Lessees of finance leases disclose the carrying amount of the asset, reconciliation between total minimum lease payments and the present value, amounts of minimum lease payments as of the balance sheet date, and the present value for the next years, years 2 through 5 combined, and beyond 5 years and a general description of the lease arrangement.

Lessees of operating leases recognize the lease payments as an expense on the income statement. They should provide in the financial statement disclosure a description of the lease arrangement, including any provisions, whether there is a purchase option, and any restrictions that are imposed. Also, lease payments as of the financial statement date for the next year, years 2 through 5 combined, and beyond 5 years.

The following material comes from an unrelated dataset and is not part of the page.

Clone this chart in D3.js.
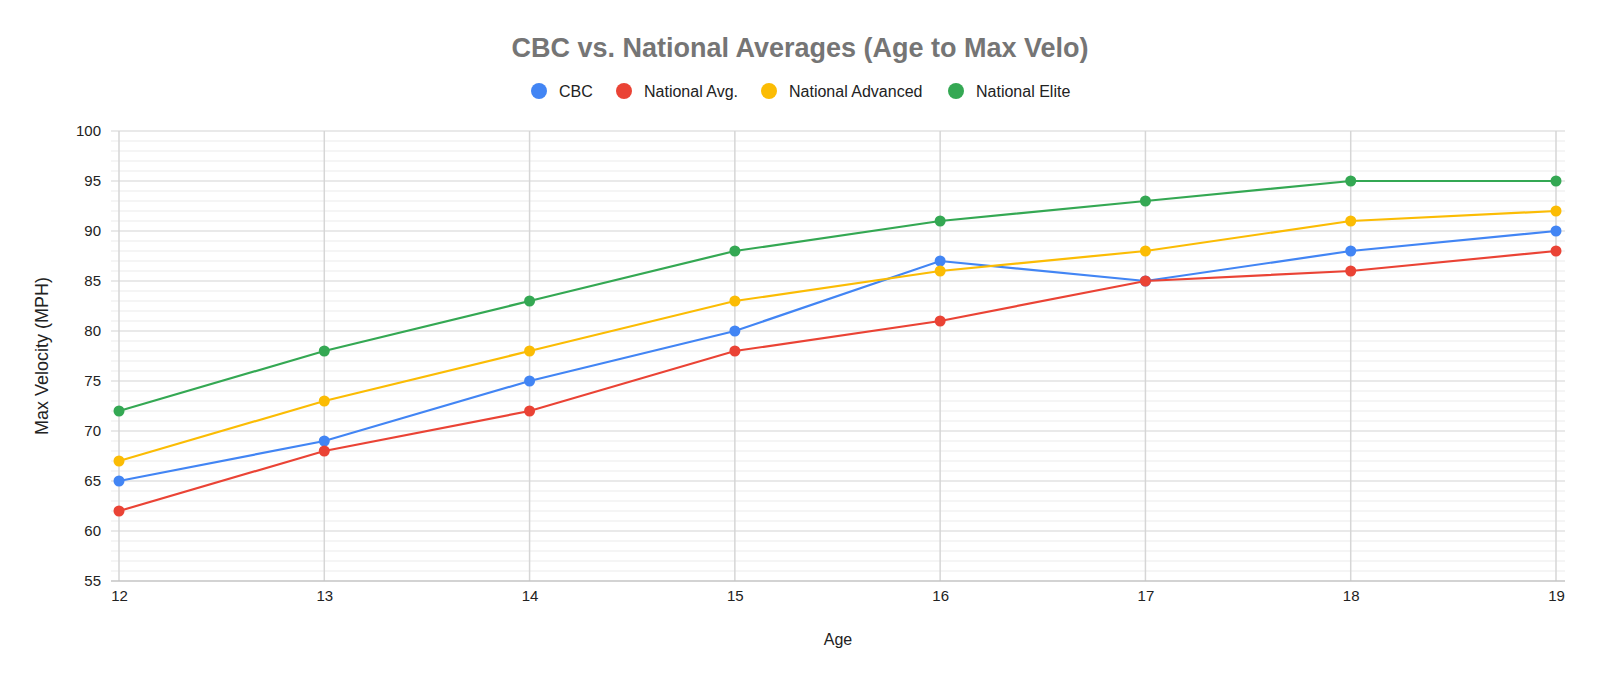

Changes to Original Standards

APB Opinion No. 31

The Accounting Principles Board issued Opinion No. 31, Disclosure of Lease Commitments by Lessees, on June 1972 with an effective date of January 1, 1974. Opinion No. 31 was developed because investors, grantors, and users of financial statements acknowledged that at the time the disclosures did not provide all the information they deemed important.

The APB issued it to clarify and now require the disclosure requirements of APB Opinion No. 5. The Board did not want to establish any disclosure requirements because the FASB had placed leases as a subject on its agenda at the time this was issued. The Board was hesitant because they did not want to bias the decision.

The Board reworded its requirements for the disclosures of operating leases. A lease that is for one year or more needs to provide the total rental expense. The minimum rental payments should be disclosed for each of the five succeeding years, each of the next three to five year periods, and the remainder should be listed as a single amount.

Additional disclosures that should be included are whether the payments are dependent upon any factors other than time, if so what is the basis for calculating the payments, is there a purchase or renewal option, and any restrictions.